I often wonder if Comcast (NBC), Disney (ABC) and News Corp. (FOX) remember that they jointly own Hulu. It is usually when a company makes an odd decision that helps a service that they are not involved with in a way that hurts Hulu. This week, we discover that Netflix has purchased the rights to stream NBC's 2013 top-rated new series The Blacklist.
This decision comes to us thanks to Sony Pictures TV, who retained the rights for post-season streaming, selling those rights to Netflix for a rumored $2 million per episode. If this number is correct, it would be the most expensive external per-episode series Netflix has ever been involved with. The Walking Dead cost them roughly $1.3 million per episode, Dexter cost them just shy of $2 million per episode, but this would be the first time to breach that $2 million mark.
If you somehow missed the series, NBC placed it in the post-The Voice anchor spot on Monday nights at 10PM, where they also originally launched Revolution, which lost its audience after they moved its night. The series' over-arching storyline and sometimes unpredictable characters released to NBC's largest audience of the season, and ended with the title of No. 1 new program.
In addition to these titles, it also earned another interesting title: most time shifted series of the season. This means that more people watched The Blacklist on DVR or Hulu than any other series. With that title, it is no surprise that Netflix would be interested in getting hold of the rights to this already time shifted series.

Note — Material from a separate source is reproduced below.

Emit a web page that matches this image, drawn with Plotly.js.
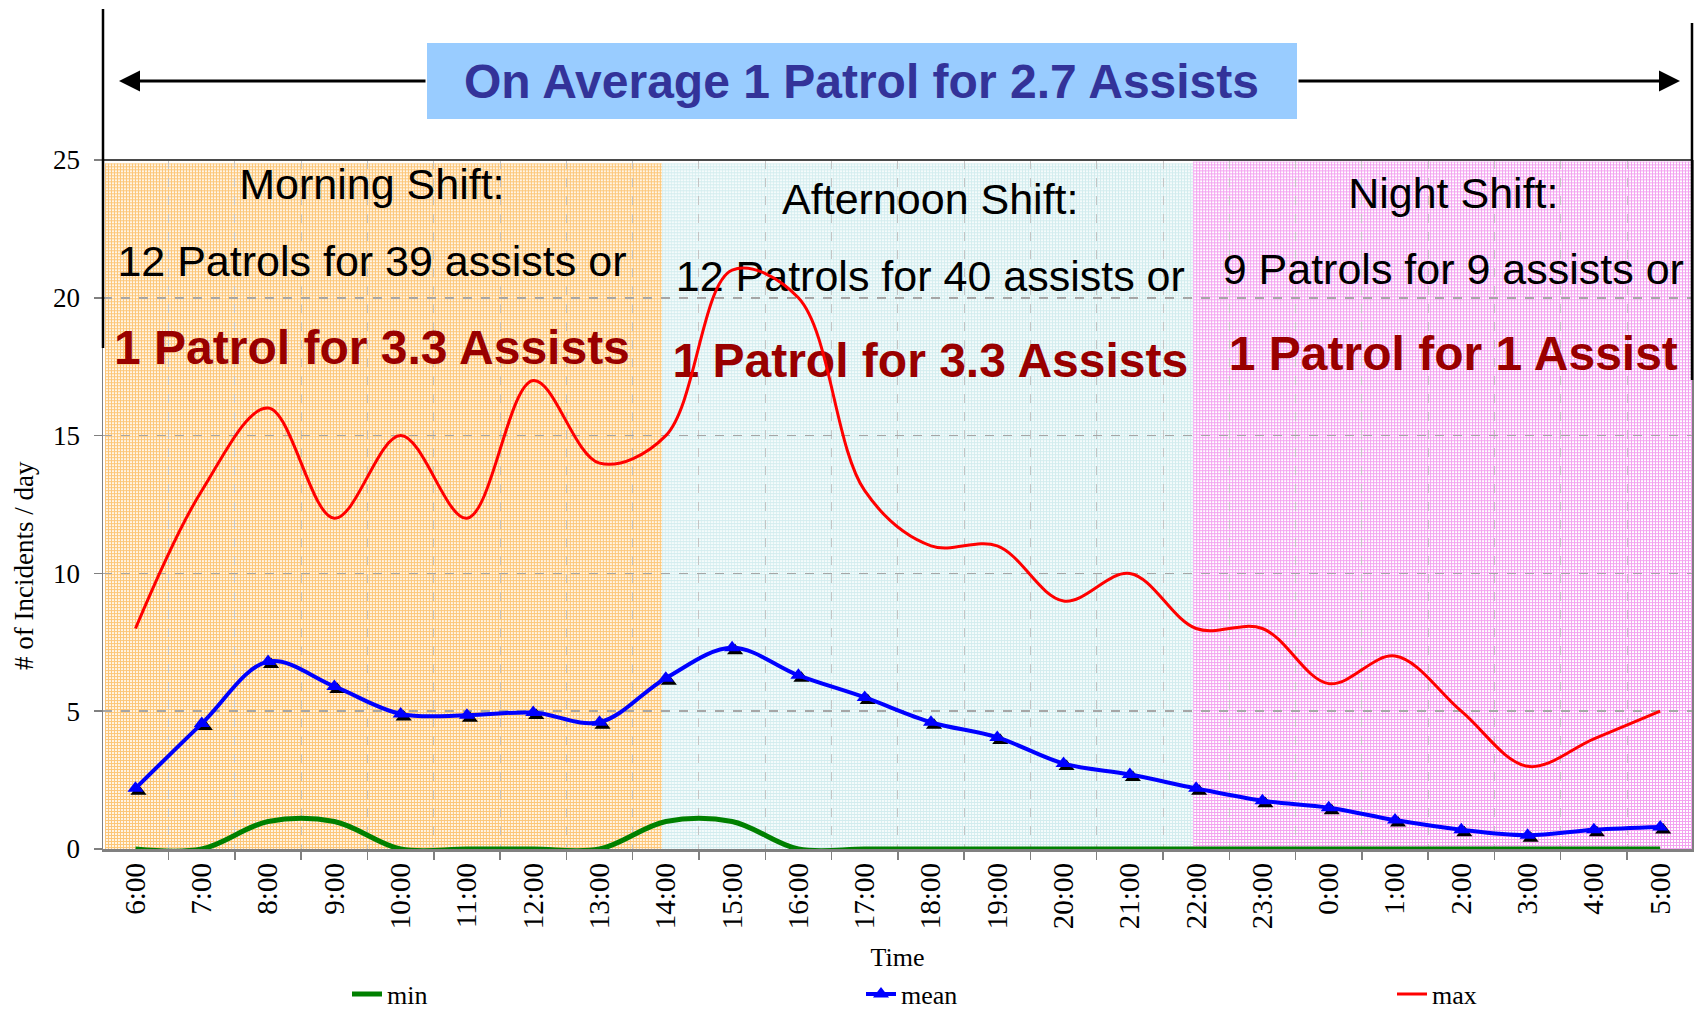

With the season 1 successes, NBC is going to try and revitalize Thursday night ratings, moving The Blacklist to ER's old slot at 10 PM after The Super Bowl, which will also be followed immediately by the series. While NBC is making a big broadcast deal about the James Spader led series, Sony Pictures TV is going to try for the same success in streaming on Netflix. If you haven't seen the show yet, you definitely should. It will be available starting September 7th.